119 heures et 12 minutes

 

 

"119 heures et 12 minutes" ou le récit d'un peintre embarqué à bord d'un sous-marin nucléaire. 

 

 

 

 Pendant 119 heures et douze minutes Marie Détrée nous fait découvrir les entrailles d'un sous-marin nucléaire lanceur d'engins, pinceau à la main.

Chronique à bord du Sous-marin Nucléaire Lanceur d'Engins

le Terrible (S619)

119 heures et 12 minutes en plongée

 

 

J+1

06h45 : toujours la nuit à Brest, juste le temps de sauter dans le trans-rade, un peu le RER local, en destination de l’Ile Longue, base sous-marine des SNLE. Adieu téléphone et tablette, c'est de le début de l'aventure et de la grande plongée pour 6 jours à bord du Terrible.

9h00 : appareillage et dernière bouffée d'air en passerelle avant de sortir mes tubes de gouaches que le médecin du bord a failli me confisquer car tout produit pouvant polluer l'air est strictement interdit. Après une première visite rapide de ce qui sera mon domaine pendant plusieurs jours sans pouvoir en sortir je décide de peindre les régleurs servant à affiner la pesée.

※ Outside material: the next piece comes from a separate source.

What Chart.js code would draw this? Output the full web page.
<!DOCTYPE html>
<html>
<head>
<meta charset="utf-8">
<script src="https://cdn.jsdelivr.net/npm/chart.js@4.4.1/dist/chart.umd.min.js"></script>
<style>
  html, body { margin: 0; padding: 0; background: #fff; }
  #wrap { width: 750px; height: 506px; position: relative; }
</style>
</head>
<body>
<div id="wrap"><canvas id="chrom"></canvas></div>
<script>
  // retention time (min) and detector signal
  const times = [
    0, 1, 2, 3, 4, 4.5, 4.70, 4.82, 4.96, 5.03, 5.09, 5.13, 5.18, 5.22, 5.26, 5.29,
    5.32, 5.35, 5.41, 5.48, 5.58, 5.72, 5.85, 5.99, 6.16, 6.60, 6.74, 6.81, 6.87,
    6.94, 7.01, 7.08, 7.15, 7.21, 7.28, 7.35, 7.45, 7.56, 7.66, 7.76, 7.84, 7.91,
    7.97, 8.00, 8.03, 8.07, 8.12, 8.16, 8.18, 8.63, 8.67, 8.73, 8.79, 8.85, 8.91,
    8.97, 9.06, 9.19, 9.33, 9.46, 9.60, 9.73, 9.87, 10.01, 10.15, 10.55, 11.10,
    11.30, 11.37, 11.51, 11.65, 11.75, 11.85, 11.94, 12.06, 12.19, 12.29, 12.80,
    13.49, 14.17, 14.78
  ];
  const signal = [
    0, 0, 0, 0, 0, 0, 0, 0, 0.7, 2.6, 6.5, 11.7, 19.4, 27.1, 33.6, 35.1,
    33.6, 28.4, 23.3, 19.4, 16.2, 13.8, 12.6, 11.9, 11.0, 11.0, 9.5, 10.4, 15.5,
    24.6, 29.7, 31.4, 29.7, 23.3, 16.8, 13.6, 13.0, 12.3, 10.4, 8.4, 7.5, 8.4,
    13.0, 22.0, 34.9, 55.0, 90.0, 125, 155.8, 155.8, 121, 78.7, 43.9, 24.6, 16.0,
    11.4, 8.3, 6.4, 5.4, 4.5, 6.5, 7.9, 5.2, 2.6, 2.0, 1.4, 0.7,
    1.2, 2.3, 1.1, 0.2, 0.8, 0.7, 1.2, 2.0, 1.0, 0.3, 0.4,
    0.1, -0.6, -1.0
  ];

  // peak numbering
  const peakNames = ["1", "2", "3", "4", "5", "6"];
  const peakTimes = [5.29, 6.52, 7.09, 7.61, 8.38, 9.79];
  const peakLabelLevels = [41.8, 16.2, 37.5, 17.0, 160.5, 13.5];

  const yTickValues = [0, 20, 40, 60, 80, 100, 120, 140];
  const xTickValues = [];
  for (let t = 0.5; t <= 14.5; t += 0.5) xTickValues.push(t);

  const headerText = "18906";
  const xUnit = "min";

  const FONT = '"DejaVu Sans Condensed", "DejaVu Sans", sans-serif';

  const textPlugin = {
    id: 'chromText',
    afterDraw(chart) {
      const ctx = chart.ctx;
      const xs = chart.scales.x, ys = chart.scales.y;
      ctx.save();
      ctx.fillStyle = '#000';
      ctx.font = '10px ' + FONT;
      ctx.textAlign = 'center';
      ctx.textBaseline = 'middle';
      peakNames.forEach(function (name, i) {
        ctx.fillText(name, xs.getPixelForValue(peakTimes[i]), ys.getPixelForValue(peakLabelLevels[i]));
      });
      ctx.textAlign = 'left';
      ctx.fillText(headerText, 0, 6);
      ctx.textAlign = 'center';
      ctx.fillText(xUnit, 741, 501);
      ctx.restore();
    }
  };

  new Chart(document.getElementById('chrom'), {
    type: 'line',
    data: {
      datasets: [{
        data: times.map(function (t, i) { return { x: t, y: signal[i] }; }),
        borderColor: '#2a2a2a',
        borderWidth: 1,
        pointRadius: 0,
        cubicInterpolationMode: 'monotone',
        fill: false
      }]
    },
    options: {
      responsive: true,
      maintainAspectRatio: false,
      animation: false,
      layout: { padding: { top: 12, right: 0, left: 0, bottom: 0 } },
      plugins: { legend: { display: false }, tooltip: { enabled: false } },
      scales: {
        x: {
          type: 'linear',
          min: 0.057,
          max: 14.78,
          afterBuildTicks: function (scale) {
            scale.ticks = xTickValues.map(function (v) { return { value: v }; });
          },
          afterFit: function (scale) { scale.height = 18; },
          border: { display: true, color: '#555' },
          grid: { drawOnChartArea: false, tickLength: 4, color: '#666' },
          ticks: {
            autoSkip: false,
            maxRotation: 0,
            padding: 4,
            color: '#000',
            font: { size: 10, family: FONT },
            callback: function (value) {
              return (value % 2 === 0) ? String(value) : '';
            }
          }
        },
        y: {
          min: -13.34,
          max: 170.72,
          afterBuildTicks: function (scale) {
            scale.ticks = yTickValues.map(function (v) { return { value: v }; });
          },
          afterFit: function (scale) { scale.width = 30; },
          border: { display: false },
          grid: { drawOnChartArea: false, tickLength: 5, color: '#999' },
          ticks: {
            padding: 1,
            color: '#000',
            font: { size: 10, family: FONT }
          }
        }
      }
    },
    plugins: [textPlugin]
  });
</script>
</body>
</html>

23h15 : à la niche ! La journée de demain s'annonce bien remplie !

 

J+2

Silence et calme des abysses, nous sommes descendus à « P » cette nuit, je ne serai pas baptisée car j'ai déjà eu la chance d'atteindre cette profondeur lors de mon premier embarquement sur le Triomphant. Les néophytes boiront ce soir au carré un verre d'eau de mer puisé à la profondeur atteinte, vite dilué dans une coupe de champagne !

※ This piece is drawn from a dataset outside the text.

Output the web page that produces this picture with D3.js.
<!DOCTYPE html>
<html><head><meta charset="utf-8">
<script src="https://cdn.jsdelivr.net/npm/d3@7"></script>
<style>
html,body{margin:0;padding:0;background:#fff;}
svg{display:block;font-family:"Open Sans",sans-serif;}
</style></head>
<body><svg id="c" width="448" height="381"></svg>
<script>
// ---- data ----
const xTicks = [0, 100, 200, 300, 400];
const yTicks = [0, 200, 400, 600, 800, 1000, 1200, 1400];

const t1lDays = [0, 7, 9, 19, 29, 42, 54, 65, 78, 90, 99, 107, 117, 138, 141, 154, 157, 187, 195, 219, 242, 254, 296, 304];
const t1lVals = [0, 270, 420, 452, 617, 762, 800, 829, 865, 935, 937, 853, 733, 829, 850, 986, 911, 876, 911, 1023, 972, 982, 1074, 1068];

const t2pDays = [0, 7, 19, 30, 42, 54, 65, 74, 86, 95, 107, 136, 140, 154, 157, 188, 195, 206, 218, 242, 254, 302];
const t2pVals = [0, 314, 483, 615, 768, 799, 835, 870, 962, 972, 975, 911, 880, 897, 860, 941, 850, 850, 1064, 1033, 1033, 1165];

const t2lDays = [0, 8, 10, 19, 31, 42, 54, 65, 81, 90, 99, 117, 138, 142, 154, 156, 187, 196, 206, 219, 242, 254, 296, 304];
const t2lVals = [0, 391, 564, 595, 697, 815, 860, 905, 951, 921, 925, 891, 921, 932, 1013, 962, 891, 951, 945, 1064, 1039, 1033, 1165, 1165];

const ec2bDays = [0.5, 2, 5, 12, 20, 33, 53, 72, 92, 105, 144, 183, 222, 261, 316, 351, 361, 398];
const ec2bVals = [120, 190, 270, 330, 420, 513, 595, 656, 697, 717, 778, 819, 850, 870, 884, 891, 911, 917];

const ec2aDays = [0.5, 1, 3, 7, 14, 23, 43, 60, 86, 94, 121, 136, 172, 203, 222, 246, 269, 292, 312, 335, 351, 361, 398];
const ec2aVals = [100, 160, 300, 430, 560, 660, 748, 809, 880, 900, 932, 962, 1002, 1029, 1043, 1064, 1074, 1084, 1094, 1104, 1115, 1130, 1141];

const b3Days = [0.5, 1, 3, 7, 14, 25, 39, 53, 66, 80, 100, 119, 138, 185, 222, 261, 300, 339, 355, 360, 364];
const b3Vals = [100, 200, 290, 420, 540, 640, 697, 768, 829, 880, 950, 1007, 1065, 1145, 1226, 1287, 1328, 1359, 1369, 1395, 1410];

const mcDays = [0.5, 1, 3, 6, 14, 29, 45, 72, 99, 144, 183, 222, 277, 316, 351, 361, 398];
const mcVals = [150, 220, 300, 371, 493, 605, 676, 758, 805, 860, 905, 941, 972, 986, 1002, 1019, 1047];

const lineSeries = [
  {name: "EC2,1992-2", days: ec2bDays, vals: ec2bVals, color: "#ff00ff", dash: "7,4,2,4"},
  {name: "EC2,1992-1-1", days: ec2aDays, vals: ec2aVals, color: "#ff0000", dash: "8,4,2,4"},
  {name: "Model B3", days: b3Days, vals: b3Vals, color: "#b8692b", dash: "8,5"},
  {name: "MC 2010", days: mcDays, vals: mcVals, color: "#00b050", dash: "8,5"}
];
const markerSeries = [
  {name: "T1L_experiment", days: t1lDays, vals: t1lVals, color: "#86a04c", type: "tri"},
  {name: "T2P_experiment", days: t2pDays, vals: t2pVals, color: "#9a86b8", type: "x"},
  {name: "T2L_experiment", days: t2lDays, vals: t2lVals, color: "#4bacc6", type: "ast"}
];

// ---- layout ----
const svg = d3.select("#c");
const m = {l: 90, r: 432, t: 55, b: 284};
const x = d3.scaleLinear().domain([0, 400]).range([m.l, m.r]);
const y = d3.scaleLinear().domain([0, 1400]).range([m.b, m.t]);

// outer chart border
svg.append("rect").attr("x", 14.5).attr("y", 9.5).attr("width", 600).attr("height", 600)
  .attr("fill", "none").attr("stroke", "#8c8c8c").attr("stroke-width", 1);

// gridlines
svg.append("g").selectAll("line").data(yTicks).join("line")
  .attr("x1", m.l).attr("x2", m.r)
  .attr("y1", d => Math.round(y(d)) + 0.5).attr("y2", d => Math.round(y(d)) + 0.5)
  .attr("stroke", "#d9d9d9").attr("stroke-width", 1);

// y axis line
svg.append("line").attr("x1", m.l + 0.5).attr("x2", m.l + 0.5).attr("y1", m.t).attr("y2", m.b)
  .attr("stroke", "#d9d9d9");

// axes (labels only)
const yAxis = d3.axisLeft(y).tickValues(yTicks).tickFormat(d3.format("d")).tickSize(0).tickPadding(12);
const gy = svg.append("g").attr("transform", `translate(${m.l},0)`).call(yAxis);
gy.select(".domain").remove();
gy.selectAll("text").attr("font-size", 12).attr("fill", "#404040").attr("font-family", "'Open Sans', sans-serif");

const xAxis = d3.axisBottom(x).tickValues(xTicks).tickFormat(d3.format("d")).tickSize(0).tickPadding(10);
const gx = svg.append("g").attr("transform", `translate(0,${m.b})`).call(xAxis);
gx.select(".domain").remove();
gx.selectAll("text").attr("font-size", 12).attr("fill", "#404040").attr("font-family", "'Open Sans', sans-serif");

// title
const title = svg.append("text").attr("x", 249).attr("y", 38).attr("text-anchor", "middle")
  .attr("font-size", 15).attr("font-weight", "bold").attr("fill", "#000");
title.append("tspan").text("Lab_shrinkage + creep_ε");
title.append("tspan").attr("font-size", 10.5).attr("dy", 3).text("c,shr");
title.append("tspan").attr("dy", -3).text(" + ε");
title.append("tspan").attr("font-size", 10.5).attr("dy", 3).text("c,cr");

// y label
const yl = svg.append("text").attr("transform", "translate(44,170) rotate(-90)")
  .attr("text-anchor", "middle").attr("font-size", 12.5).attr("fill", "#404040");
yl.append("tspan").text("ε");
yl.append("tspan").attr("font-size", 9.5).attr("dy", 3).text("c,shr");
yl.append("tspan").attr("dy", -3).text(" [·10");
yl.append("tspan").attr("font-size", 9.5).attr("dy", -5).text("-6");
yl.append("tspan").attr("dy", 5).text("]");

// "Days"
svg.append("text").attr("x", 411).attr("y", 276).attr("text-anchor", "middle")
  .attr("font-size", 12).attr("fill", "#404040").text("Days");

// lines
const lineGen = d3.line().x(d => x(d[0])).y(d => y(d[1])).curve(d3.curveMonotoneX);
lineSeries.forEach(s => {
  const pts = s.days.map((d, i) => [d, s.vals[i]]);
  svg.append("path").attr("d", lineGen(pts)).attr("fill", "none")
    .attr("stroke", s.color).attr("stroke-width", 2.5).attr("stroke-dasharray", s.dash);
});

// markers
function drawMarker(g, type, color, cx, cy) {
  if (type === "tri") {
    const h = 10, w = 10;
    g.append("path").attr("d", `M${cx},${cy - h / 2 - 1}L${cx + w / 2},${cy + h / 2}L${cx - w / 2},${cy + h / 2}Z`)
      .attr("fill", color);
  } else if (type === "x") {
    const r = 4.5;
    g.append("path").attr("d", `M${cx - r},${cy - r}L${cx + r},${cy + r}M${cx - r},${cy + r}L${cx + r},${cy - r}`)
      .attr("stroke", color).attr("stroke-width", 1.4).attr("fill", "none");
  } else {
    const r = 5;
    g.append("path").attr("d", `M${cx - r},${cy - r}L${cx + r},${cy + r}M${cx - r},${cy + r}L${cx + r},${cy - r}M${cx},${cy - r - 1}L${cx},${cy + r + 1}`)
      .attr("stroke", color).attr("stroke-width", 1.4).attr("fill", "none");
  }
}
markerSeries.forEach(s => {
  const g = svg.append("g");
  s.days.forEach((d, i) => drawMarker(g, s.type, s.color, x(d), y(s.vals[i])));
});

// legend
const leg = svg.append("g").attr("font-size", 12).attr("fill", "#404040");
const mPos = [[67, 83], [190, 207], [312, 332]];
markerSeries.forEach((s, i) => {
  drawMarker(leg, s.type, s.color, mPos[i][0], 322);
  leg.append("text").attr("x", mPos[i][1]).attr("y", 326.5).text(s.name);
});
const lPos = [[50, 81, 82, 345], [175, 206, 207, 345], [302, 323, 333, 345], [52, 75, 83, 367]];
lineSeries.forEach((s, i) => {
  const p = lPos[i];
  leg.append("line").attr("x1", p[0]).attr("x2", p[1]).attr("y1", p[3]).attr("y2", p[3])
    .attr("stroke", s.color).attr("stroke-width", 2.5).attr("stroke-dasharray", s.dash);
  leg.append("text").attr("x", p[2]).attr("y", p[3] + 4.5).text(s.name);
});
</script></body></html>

En attendant je suis allée peindre sur l'arrière, dans la rue des EPE (les Electro Pompes à Extraction) puis la soute avant où sont entreposés les 8 missiles M51 sur les 16 embarqués à bord du Terrible.

 

Que des sujets très techniques mais qui me ravissent et me permettent de mieux comprendre le fonctionnement du bateau grâce aux nombreuses explications des marins. Les acronymes fusent de partout et j'ai noté celui-ci avant de m'effondrer dans ma bannette : PIRANHA ou le Propulseur Intégré Rétractable Aménagé en Niche à Hélice Axiale... !

 

J+3

J'ai rêvé cette nuit d'école buissonnière et de soleil, la lumière naturelle me manque t'elle déjà tant ? C'est possible car j'ai du mal à m'habituer à ce vilain éclairage jaune qui sort de partout et bascule au rouge sang le soir venu.

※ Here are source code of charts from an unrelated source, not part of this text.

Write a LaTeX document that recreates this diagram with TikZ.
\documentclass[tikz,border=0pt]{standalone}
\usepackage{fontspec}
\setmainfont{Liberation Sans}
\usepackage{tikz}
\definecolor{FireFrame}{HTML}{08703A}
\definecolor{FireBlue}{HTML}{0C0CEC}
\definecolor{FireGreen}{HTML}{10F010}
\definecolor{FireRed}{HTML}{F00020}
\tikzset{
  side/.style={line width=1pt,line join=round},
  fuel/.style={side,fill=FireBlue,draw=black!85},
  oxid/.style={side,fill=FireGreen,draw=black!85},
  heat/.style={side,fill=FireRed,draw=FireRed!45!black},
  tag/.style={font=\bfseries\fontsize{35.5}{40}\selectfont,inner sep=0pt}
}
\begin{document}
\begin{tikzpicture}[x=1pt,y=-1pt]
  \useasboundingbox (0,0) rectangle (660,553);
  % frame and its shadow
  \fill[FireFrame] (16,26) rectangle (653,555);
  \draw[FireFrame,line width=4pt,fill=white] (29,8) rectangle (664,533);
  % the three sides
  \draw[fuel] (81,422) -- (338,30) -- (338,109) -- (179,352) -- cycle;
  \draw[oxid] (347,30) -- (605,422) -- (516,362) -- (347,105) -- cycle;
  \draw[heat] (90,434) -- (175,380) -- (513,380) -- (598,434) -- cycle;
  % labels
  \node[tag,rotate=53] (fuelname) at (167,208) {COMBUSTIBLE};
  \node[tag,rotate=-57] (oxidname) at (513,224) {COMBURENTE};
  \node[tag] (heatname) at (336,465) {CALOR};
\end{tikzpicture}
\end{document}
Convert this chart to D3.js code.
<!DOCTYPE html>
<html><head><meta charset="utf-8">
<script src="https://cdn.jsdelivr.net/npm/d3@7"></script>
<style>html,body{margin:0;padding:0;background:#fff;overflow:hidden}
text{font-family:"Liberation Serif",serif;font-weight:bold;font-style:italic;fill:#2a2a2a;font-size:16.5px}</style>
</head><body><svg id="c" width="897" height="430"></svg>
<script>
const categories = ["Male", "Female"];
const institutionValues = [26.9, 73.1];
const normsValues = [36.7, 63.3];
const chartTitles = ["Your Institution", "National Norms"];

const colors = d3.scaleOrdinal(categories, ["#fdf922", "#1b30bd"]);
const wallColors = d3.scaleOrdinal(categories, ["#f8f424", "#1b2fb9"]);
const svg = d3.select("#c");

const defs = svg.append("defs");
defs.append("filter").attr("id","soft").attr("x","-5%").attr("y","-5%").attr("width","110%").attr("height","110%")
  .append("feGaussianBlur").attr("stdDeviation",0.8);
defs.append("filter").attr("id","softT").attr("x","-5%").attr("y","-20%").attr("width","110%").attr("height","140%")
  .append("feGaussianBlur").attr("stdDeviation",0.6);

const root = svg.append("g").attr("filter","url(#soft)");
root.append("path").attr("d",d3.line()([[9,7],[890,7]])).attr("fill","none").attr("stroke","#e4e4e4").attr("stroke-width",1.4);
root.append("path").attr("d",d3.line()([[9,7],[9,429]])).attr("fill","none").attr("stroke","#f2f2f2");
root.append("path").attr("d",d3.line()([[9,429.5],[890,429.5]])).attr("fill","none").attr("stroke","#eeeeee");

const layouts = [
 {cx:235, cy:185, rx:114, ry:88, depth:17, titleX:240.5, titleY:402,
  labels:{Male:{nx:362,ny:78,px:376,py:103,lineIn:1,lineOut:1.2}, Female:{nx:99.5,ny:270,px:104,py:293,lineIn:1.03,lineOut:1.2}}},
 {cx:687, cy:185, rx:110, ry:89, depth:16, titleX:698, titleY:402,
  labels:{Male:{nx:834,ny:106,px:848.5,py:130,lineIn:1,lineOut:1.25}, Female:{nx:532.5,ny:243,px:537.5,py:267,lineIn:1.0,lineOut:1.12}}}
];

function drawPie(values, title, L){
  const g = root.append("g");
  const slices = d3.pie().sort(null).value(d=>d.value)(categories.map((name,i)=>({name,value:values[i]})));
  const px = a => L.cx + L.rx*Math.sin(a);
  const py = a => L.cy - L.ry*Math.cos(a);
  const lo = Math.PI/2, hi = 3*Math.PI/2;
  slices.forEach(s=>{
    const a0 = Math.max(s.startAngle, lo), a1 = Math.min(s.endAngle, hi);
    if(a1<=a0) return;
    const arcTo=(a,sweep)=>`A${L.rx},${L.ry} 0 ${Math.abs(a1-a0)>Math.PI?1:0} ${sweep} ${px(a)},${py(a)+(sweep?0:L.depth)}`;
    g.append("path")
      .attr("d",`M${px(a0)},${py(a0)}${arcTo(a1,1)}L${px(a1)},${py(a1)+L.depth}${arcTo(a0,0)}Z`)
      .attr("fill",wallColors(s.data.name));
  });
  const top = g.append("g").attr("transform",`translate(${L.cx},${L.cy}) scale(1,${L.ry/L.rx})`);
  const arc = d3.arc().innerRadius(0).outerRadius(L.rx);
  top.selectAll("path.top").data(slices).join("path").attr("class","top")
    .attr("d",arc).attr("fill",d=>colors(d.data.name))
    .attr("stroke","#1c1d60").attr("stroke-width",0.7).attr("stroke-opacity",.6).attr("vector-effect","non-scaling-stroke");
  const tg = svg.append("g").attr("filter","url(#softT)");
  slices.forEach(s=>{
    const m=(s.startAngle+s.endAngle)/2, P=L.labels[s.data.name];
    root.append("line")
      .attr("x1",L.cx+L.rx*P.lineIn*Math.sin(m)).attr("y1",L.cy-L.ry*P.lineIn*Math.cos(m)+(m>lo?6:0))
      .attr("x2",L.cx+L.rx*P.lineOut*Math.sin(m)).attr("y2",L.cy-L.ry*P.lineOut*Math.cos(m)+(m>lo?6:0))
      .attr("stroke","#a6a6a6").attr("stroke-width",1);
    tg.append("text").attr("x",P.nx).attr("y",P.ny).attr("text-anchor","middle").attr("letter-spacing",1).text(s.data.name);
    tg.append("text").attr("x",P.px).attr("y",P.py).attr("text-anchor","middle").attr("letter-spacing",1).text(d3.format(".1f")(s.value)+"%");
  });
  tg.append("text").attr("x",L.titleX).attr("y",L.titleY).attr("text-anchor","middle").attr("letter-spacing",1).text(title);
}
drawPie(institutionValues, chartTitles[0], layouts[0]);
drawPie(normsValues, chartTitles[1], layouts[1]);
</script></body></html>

Malgré la profondeur de sécurité de 23 mètres lors de la dernière reprise à la vue j'ai senti le bateau rouler bord sur bord, dans quel état vais-je retrouver ma chambre? Je me dis que ça ne doit pas être beau là-haut en surface et je n'aspire qu'à une chose, que nous replongions pour que je puisse peindre le local des chasses et des purges, situé tout à l'avant, derrière le sonar. Ma visite du bord se poursuit et je me sens de plus en plus à l'aise dans le ventre d'acier. J'ai découvert les vivres cet après-midi et cela a été le prétexte d'une gouache de la cambuse, bien différente des précédentes !

 

 

J+4

Aujourd'hui c'est un dimanche à la mer, ou si peu en fait car ce matin un long SECUREX (exercice de sécurité) a mobilisé tout le bord et m'a contrainte à me réfugier dans la soute missile, devant les générateurs de gaz. On dirait de gros champignons noirs et j'ai du vite terminer car à midi le commandant nous a convié à un repas présidé ! J'aime beaucoup les traditions dans la Marine et celle ci réclame de l'humour et de la courtoisie.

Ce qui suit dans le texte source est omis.